Articles - Investing for the low carbon revolution


The last couple of weeks have seen me return to the office for a few days a week. Seeing colleagues face to face, even just sitting in the office, was welcome change from working from home. The measures that Aviva have implemented to ensure the office is Covid secure are reassuring to everyone who’s elected to come back to the office, and after couple of weeks a new routine was starting to emerge. And then the rules changed.

 By Dale Critchley, Policy Manager, Aviva
 
 I have no burning need to go into the office, so under the new rules, I’m writing this from home.

 Working from home has been one of the biggest changes brought about by the Coronavirus crisis, one which has seen station platforms that would normally be teeming with activity, empty. Offices are eerily devoid of workers, and outlets in city centres closed for lack of footfall.

 A direct impact on pension scheme investments has come with the suspension of many property funds. As future demand for commercial property became less certain so the buildings that make up property funds, and the funds themselves, proved difficult to value accurately, triggering a suspension designed to protect savers. In the short term a potential extension of working from home will do little to bring certainty to this asset class or boost the value of companies reliant on commuters. In the medium term the FCA is consulting on whether those holding assets in some property funds will need to give 90 to 180 days’ notice of withdrawals. To allow fund managers to manage liquidity better.

 While the speed at which the UK’s white collar workforce adopted working from home couldn’t be predicted, perhaps the eventual position could. The enabler, as we have seen, has been the growth in technology which allows teams to work remotely, and the availability of fast domestic broadband. But in the absence of a pandemic, targets to control climate change may well have proved to be an agent of change.

 The impact that schemes have on climate change is something that the Pensions Minister sees as a top priority. A clause within the Pension Schemes Bill requires schemes to take into account the risks and opportunities that will be presented as the world economy transitions from one based on carbon to one aligned with the Paris Agreement. The DWP are also consulting on a requirement that schemes report on the impact their investments have on the climate, in line with the Taskforce on Climate-related Financial Disclosures (TCFD) proposals.
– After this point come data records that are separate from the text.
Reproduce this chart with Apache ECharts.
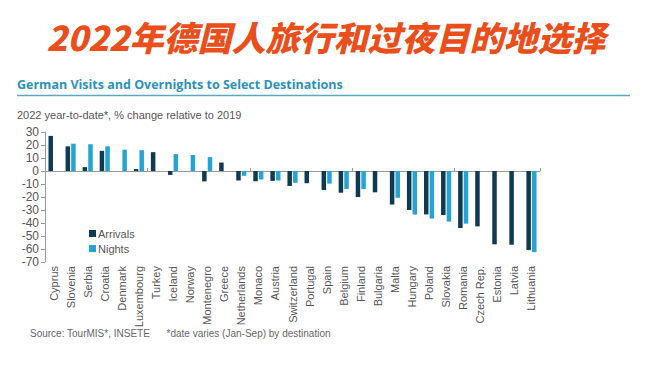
<!DOCTYPE html>
<html><head><meta charset="utf-8">
<script src="https://cdn.jsdelivr.net/npm/echarts@6/dist/echarts.min.js"></script>
<style>html,body{margin:0;padding:0;background:#fff}#c{width:652px;height:379px}</style>
</head><body><div id="c"></div>
<script>
const categories = ["Cyprus","Slovenia","Serbia","Croatia","Denmark","Luxembourg","Turkey","Iceland","Norway","Montenegro","Greece","Netherlands","Monaco","Austria","Switzerland","Portugal","Spain","Belgium","Finland","Bulgaria","Malta","Hungary","Poland","Slovakia","Romania","Czech Rep.","Estonia","Latvia","Lithuania"];
const arrivals = [27,19,3,15.5,null,1.5,14.5,-3,null,-8,6.5,-7.3,-7.8,-7.6,-11.5,-9.4,-14.6,-16.7,-20,-16.4,-25.8,-30,-33.4,-33.9,-43.9,-42.6,-56.4,-56.7,-60.8];
const nights = [null,21,20.6,19,16.4,16,null,13,12.3,10.7,null,-3.7,-6.5,-7.3,-9.1,null,-9.7,-13.8,-13.8,null,-20.6,-33.5,-36.6,-38.9,-40.5,null,null,null,-62.4];
const yTicks = {min:-70, max:30, interval:10};

const H = 379, gridTop = 132, gridBottom = 117;
const plotH = H - gridTop - gridBottom;
const zeroOffset = -plotH * (yTicks.max - 0) / (yTicks.max - yTicks.min);

const chart = echarts.init(document.getElementById('c'), null, {renderer:'svg'});
chart.setOption({
  backgroundColor:'#fff',
  animation:false,
  title:[
    {text:'2022年德国人旅行和过夜目的地选择', left:'center', top:19, padding:0,
     textStyle:{fontFamily:'Noto Sans CJK SC', fontSize:34, fontWeight:900, fontStyle:'italic', color:'#ea4e1b'}},
    {text:'German Visits and Overnights to Select Destinations', left:17, top:78, padding:0,
     textStyle:{fontFamily:'Open Sans', fontSize:12.5, fontWeight:'bold', color:'#2b92b8'}},
    {text:'2022 year-to-date*, % change relative to 2019', left:17, top:109, padding:0,
     textStyle:{fontFamily:'Liberation Sans', fontSize:11, fontWeight:'normal', color:'#555'}},
    {text:'Source: TourMIS*, INSETE      *date varies (Jan-Sep) by destination', left:30, top:328, padding:0,
     textStyle:{fontFamily:'Liberation Sans', fontSize:10, fontWeight:'normal', color:'#666'}}
  ],
  graphic:[
    {type:'line', shape:{x1:17,y1:95.5,x2:630,y2:95.5}, style:{stroke:'#5aa8c0', lineWidth:1.5}}
  ],
  legend:{orient:'vertical', left:84, top:223, itemWidth:7, itemHeight:7, itemGap:4, icon:'rect',
    textStyle:{fontFamily:'Liberation Sans', fontSize:11, color:'#555', padding:[0,0,0,-3]},
    data:['Arrivals','Nights']},
  grid:{left:45, right:112, top:gridTop, bottom:gridBottom, containLabel:false},
  xAxis:[
    {type:'category', data:categories, position:'bottom',
     axisLine:{show:false, onZero:false}, axisTick:{show:false},
     axisLabel:{rotate:90, interval:0, margin:4, fontFamily:'Liberation Sans', fontSize:11, color:'#555'}},
    {type:'category', data:categories, position:'top', offset:zeroOffset,
     axisLine:{show:true, onZero:false, lineStyle:{color:'#999', width:1}},
     axisTick:{show:true, inside:false, length:3, lineStyle:{color:'#999'}},
     axisLabel:{show:false}}
  ],
  yAxis:{type:'value', min:yTicks.min, max:yTicks.max, interval:yTicks.interval,
    splitLine:{show:false},
    axisLine:{show:true, onZero:false, lineStyle:{color:'#999'}},
    axisTick:{show:true, length:4, lineStyle:{color:'#999'}},
    axisLabel:{fontFamily:'Liberation Sans', fontSize:12, color:'#555', margin:6}},
  series:[
    {name:'Arrivals', type:'bar', xAxisIndex:0, data:arrivals, barWidth:4.5, barGap:'25%', barCategoryGap:'40%',
     itemStyle:{color:'#0e3b52'}},
    {name:'Nights', type:'bar', xAxisIndex:0, data:nights, barWidth:4.5, barGap:'25%',
     itemStyle:{color:'#25a3d3'}}
  ]
});
</script></body></html>
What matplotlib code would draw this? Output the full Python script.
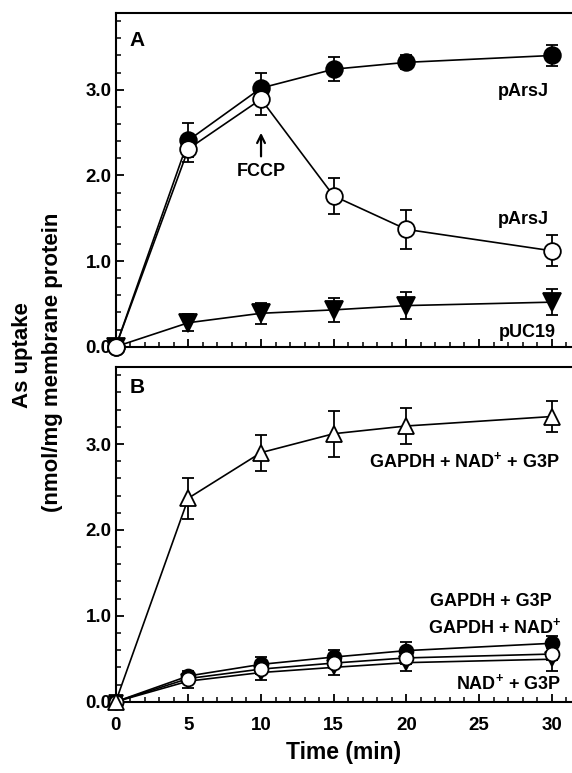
import matplotlib
matplotlib.use("Agg")
import matplotlib.pyplot as plt
from matplotlib.ticker import MultipleLocator, FixedLocator

plt.rcParams['font.family'] = ['Liberation Sans', 'DejaVu Sans']
plt.rcParams['font.weight'] = 'bold'
plt.rcParams['mathtext.fontset'] = 'custom'
plt.rcParams['mathtext.rm'] = 'Liberation Sans:bold'
plt.rcParams['mathtext.bf'] = 'Liberation Sans:bold'
plt.rcParams['mathtext.it'] = 'Liberation Sans:bold'

# ---- data ----
time = [0, 5, 10, 15, 20, 30]

# Panel A
a_parsj = [0.0, 2.41, 3.02, 3.24, 3.32, 3.40]
a_parsj_err = [0.0, 0.20, 0.17, 0.14, 0.08, 0.12]
a_fccp = [0.0, 2.31, 2.89, 1.76, 1.37, 1.12]
a_fccp_err = [0.0, 0.15, 0.19, 0.21, 0.23, 0.18]
a_puc19 = [0.0, 0.28, 0.39, 0.43, 0.48, 0.52]
a_puc19_err = [0.0, 0.10, 0.12, 0.14, 0.16, 0.15]

# Panel B
b_full = [0.0, 2.37, 2.90, 3.12, 3.21, 3.32]
b_full_err = [0.0, 0.24, 0.21, 0.27, 0.21, 0.18]
b_gapdh_g3p = [0.0, 0.30, 0.435, 0.52, 0.595, 0.68]
b_gapdh_g3p_err = [0.0, 0.06, 0.08, 0.08, 0.10, 0.09]
b_gapdh_nad = [0.0, 0.27, 0.38, 0.45, 0.51, 0.555]
b_gapdh_nad_err = [0.0, 0.05, 0.06, 0.06, 0.07, 0.07]
b_nad_g3p = [0.0, 0.24, 0.34, 0.40, 0.455, 0.495]
b_nad_g3p_err = [0.0, 0.08, 0.09, 0.09, 0.10, 0.14]

yticks = [0.0, 1.0, 2.0, 3.0]
ytick_labels = ['0.0', '1.0', '2.0', '3.0']
xticks = [0, 5, 10, 15, 20, 25, 30]
xtick_labels = ['0', '5', '10', '15', '20', '25', '30']

fig = plt.figure(figsize=(5.72, 7.73), dpi=100)
axA = fig.add_axes([0.2023, 0.5515, 0.7977, 0.4321])
axB = fig.add_axes([0.2023, 0.0922, 0.7977, 0.4334])


def style(ax, show_xlabels):
    ax.set_xlim(0, 31.4)
    ax.set_ylim(0, 3.9)
    for s in ['left', 'bottom', 'top']:
        ax.spines[s].set_linewidth(1.5)
    ax.spines['right'].set_visible(False)
    ax.yaxis.set_major_locator(FixedLocator(yticks))
    ax.set_yticklabels(ytick_labels)
    ax.yaxis.set_minor_locator(MultipleLocator(0.2))
    ax.xaxis.set_major_locator(FixedLocator(xticks))
    ax.xaxis.set_minor_locator(MultipleLocator(1))
    ax.tick_params(axis='both', which='major', direction='in', length=6, width=1.3,
                   labelsize=13.5)
    ax.tick_params(axis='y', which='major', pad=3)
    ax.tick_params(axis='x', which='major', pad=11)
    ax.tick_params(axis='both', which='minor', direction='in', length=3.5, width=1.1)
    ax.tick_params(top=False, right=False, which='both')
    if show_xlabels:
        ax.set_xticklabels(xtick_labels)
    else:
        ax.set_xticklabels([])
    for lab in ax.get_xticklabels() + ax.get_yticklabels():
        lab.set_fontweight('bold')


def series(ax, y, err, marker, face, ms):
    ax.errorbar(time, y, yerr=err, color='black', lw=1.2, marker=marker, ms=ms,
                mfc=face, mec='black', mew=1.3, capsize=4.5, capthick=1.3,
                elinewidth=1.3, clip_on=False, zorder=3)

style(axA, False)
series(axA, a_puc19, a_puc19_err, 'v', 'black', 12.5)
series(axA, a_parsj, a_parsj_err, 'o', 'black', 12)
series(axA, a_fccp, a_fccp_err, 'o', 'white', 12)

axA.text(1.5, 3.57, 'A', fontsize=15, fontweight='bold', ha='center', va='center')
axA.text(28.05, 2.98, 'pArsJ', fontsize=13, fontweight='bold', ha='center', va='center')
axA.text(28.05, 1.48, 'pArsJ', fontsize=13, fontweight='bold', ha='center', va='center')
axA.text(28.3, 0.17, 'pUC19', fontsize=13, fontweight='bold', ha='center', va='center')
axA.text(10.0, 2.05, 'FCCP', fontsize=13, fontweight='bold', ha='center', va='center')
axA.annotate('', xy=(10.0, 2.53), xytext=(10.0, 2.19),
             arrowprops=dict(arrowstyle='->', lw=1.6, color='black',
                             mutation_scale=14))

style(axB, True)
series(axB, b_nad_g3p, b_nad_g3p_err, 'v', 'black', 10.5)
series(axB, b_gapdh_g3p, b_gapdh_g3p_err, 'o', 'black', 10)
series(axB, b_gapdh_nad, b_gapdh_nad_err, 'o', 'white', 10)
series(axB, b_full, b_full_err, '^', 'white', 11.5)

axB.text(1.5, 3.66, 'B', fontsize=15, fontweight='bold', ha='center', va='center')
axB.text(24.0, 2.80, r'GAPDH + NAD$^{+}$ + G3P', fontsize=13, fontweight='bold',
         ha='center', va='center')
axB.text(25.8, 1.165, 'GAPDH + G3P', fontsize=13, fontweight='bold',
         ha='center', va='center')
axB.text(26.1, 0.875, r'GAPDH + NAD$^{+}$', fontsize=13, fontweight='bold',
         ha='center', va='center')
axB.text(27.0, 0.215, r'NAD$^{+}$ + G3P', fontsize=13, fontweight='bold',
         ha='center', va='center')

axB.set_xlabel('Time (min)', fontsize=16.5, fontweight='bold', labelpad=5)

fig.text(0.040, 0.541, 'As uptake', rotation=90, fontsize=16, fontweight='bold',
         ha='center', va='center')
fig.text(0.092, 0.531, '(nmol/mg membrane protein', rotation=90, fontsize=16,
         fontweight='bold', ha='center', va='center')

fig.savefig('out.png', dpi=100)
 The scale of the task of transitioning to net zero is enormous and will require wholesale changes to the world economy. To put things in perspective, global lockdown saw this year’s energy-based emissions fall by between 4% and 7%. To achieve net zero there needs to be a 90% reduction from current levels.

 Governments are getting on board - European Commission President Ursula von der Leyen confirmed last week that the EU would back a proposed 55% reduction in emissions, compared to 1990 levels, by 2030, on the way to net zero by 2050. 30% of EU’s Covid 19 recovery budget is earmarked for climate measures. Joe Biden has promised to spend $2trn over four years on low carbon infrastucture and energy, should he win the US election.

 All of this will create opportunities, but there are also threats. Lockdown saw ExxonMobil fall out of the Dow Jones Industrial Average for the first time since 1928. The changes required to economies to achieve net zero will be seismic in comparison to lockdown. Companies will need to re-invent themselves for a new world economy if they want to succeed, and trustees need to be looking at how they align their scheme’s investments strategy to take advantage of a low-carbon revolution. Not to just meet a legislative imperative, but to protect the futures of their members.